Earnest money forfeited to be taxable as income-no more a capital receipt

It has been proposed to insert a new clause in section 56(2) to provide that any advance received on transfer of capital assets shall be chargeable to tax under head 'income from other sources', if such sum is forfeited and the negotiations do not result in transfer of capital assets. A consequential amendment is also proposed to section 2(24) to include such income in the definition of the term 'income'.

Where any sum of money is received as advance or otherwise in the course of negotiations for transfer of a capital asset and it is subsequently forfeited by the transferor and the negotiation does not result in transfer of such capital asset, the amount of advance money forfeited is chargeable to tax under the head 'income from other sources'.

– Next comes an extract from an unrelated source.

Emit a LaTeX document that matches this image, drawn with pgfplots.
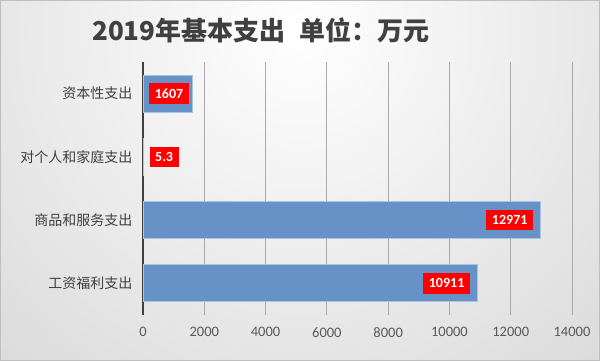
\documentclass[border=0pt]{standalone}
\usepackage{pgfplots}
\pgfplotsset{compat=1.18}
\usepackage{fontspec}
\setmainfont{Carlito}
\newfontfamily\cjk{Noto Sans CJK SC}
\definecolor{barblue}{RGB}{102,146,200}
\definecolor{baredge}{RGB}{170,195,225}
\definecolor{txt}{RGB}{64,64,64}
\definecolor{ticktxt}{RGB}{89,89,89}
\definecolor{gridc}{RGB}{170,170,170}
\definecolor{bgout}{RGB}{185,185,185}
\begin{document}
\begin{tikzpicture}
\begin{scope}
\clip (0,0) rectangle (600bp,361bp);
\shade[inner color=white, outer color=bgout] (300bp,330bp) circle (880bp);
\end{scope}
\draw[gray!50, line width=1bp] (0.5bp,0.5bp) rectangle (599.5bp,360.5bp);
\node[font=\cjk\bfseries\fontsize{26bp}{30bp}\selectfont, text=txt] at (261bp,331bp) {2019年基本支出\hspace{0.55em}单位：万元};
\begin{axis}[
  at={(143bp,46bp)}, anchor=south west, scale only axis,
  width=429bp, height=253bp,
  xbar, bar width=37bp, bar shift=0pt,
  xmin=0, xmax=14000, ymin=-0.5, ymax=3.5,
  ytick={0,1,2,3},
  yticklabels={工资福利支出,商品和服务支出,对个人和家庭支出,资本性支出},
  yticklabel style={font=\cjk\fontsize{14bp}{16bp}\selectfont, text=txt, xshift=-7bp},
  xtick={0,2000,...,14000},
  scaled x ticks=false,
  /pgf/number format/assume math mode=true,
  xticklabel style={/pgf/number format/1000 sep={}, font=\fontsize{14.5bp}{16bp}\selectfont, text=ticktxt, yshift=-9bp},
  xmajorgrids, grid style={gridc, line width=0.75bp},
  major tick length=0pt,
  separate axis lines,
  axis x line*=bottom, axis y line*=left,
  x axis line style={draw=none},
  y axis line style={draw=txt, line width=1.5bp, -},
  point meta=explicit symbolic,
  nodes near coords,
  nodes near coords style={fill=red, text=white, font=\bfseries\fontsize{14bp}{16bp}\selectfont, inner xsep=5.5bp, inner ysep=5.5bp, anchor=east},
]
\addplot[fill=barblue, draw=baredge, line width=1bp, nodes near coords style={xshift=-7bp}] coordinates {(12971,1) [12971] (10911,0) [10911]};
\addplot[fill=barblue, draw=baredge, line width=1bp, nodes near coords style={xshift=-3bp}] coordinates {(1607,3) [1607]};
\addplot[fill=barblue, draw=baredge, line width=1bp, nodes near coords style={anchor=west, xshift=6bp}] coordinates {(5.3,2) [5.3]};
\end{axis}
\end{tikzpicture}
\end{document}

In Travencore Rubber & Tea Co. Ltd. v. CIT [2000] 243 ITR 158/109 Taxman 250 (SC) it was held that forfeiture of advance money received for transfer of capital asset cannot be treated as revenue receipt chargeable to tax.

It is proposed to insert a proviso in the said section, so as to provide that where any sum of money received as an advance or otherwise in the course of the negotiations for transfer of a capital asset has been included in the total income of the assessee for any previous year in accordance with the provisions of clause (ix) of sub-section (2) of section 56, then, such sum shall not be deducted from the cost for which the asset was acquired or the written down value or the fair market value, as the case may be, in computing the cost of acquisition. 

This amendment will take effect from 1st April, 2015 and will, accordingly, apply in relation to the assessment year 2015-16 and subsequent years, therefore advance money forfeited before A.Y. 2015-16 will not be treated as income under the head other source and will continue to be treated as capital receipt.